More brands should follow PepsiCo’s marketing lead

“Marketing provides good payback for shareholders,” declared PepsiCo last week. This was not a statement uttered by one of the soft drink giant’s senior marketers but its chief financial officer Hugh Johnston.

Russell Parsons

The endorsement was delivered as the company announced organic revenue growth of 4% and Johnston was keen to make the case for investment in top-line growth on a call with analysts: “The reason we continue to invest in that [advertising and marketing] is we continue to get good returns,” he added.

PepsiCo is in cost-cutting mode.

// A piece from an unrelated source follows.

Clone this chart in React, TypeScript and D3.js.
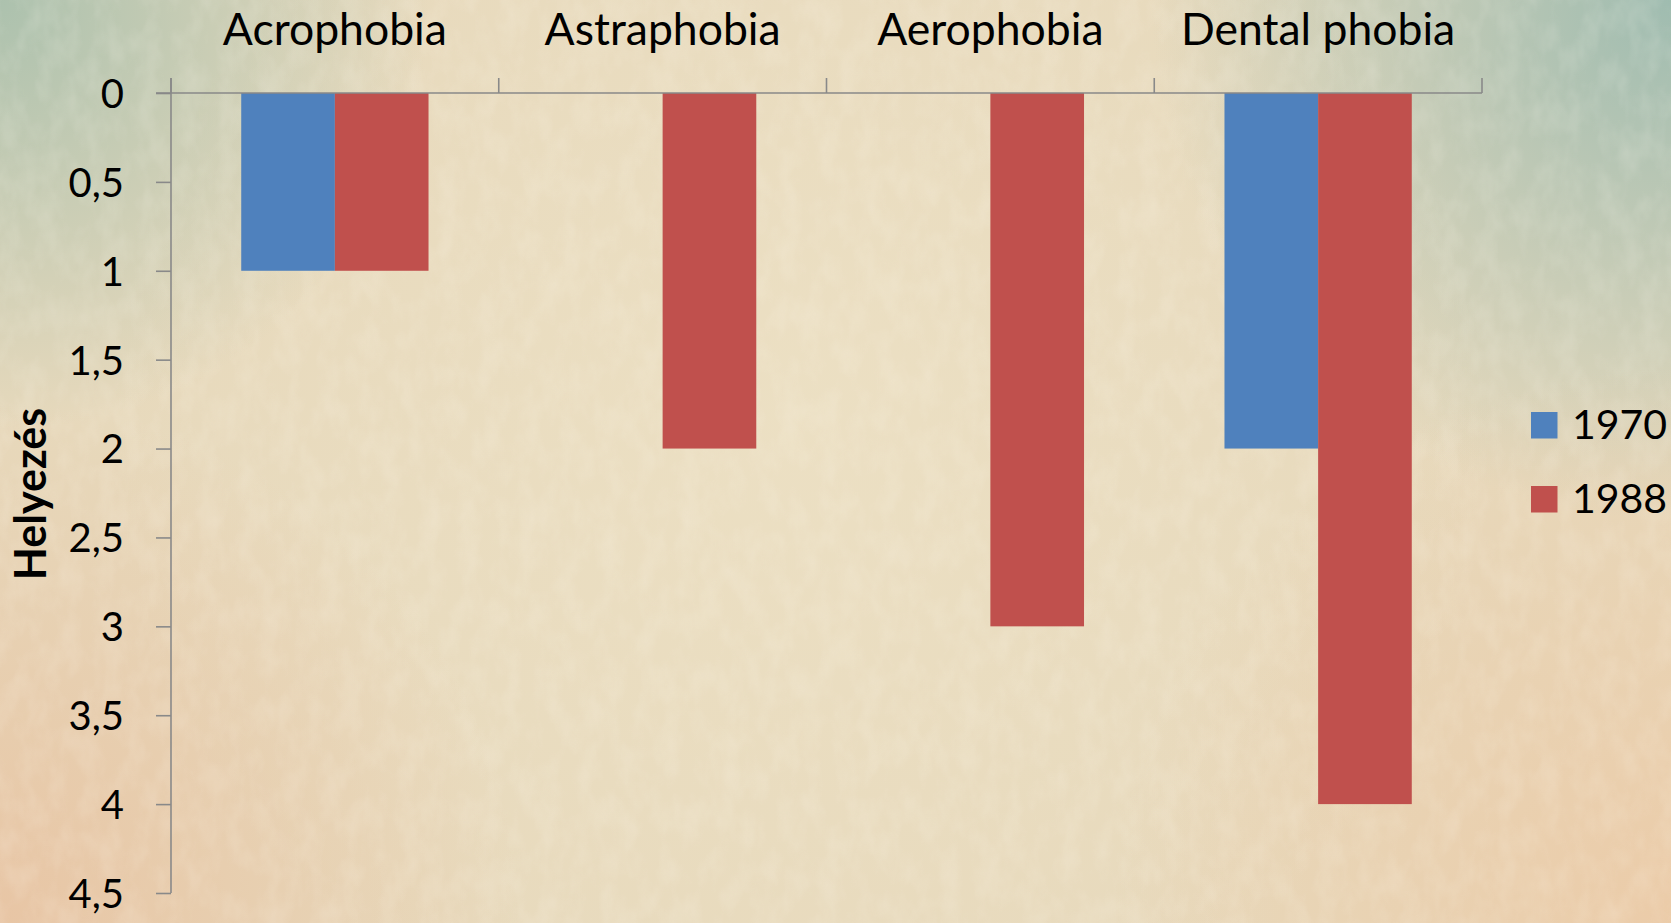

To offset the challenges of a tumultuous global macroeconomic environment and inexorable declines in some of its key categories, it has targeted $1bn (£700m) in cost savings, for example through overhauling its supply chain.

As well as driving an increase in revenue growth, the company’s marketing activity is also helping PepsiCo achieve its other strategic aim: margin improvement. PepsiCo, which owns brands including Pepsi, Gatorade and Quaker Oats, is looking to increase the average price of its brands globally and knows this can be achieved only by increasing brand equity and new product innovation.

The company’s marketers are not being given a blank cheque, however. Responding to a question about where its marketing spend will be focused, Johnston said “digital”, but added the caveat that not all that glittered in digital was gold, bemoaning the lack of “high quality assets” and “properties” to invest in.

As an FMCG company reliant on the value of its brands for success, marketing investment should be business 101. However, PepsiCo is demonstrating admirable faith in the ability of its marketers to boost its appeal to existing and prospective shareholders. It also demonstrated its trust in marketing when it eliminated its marketing procurement function and handed its marketing team responsibility for agreeing agency and contract fees.

Both in the statements of its most senior executives and in the procurement play, PepsiCo is treating marketing as business strategy and vice versa.

Less manageable societal and economic headwinds could yet derail PepsiCo’s grand business plan, but for now its senior executives are doing everything they should (and the opposite of everything our Secret Marketer is railing against) in placing marketing at the top table.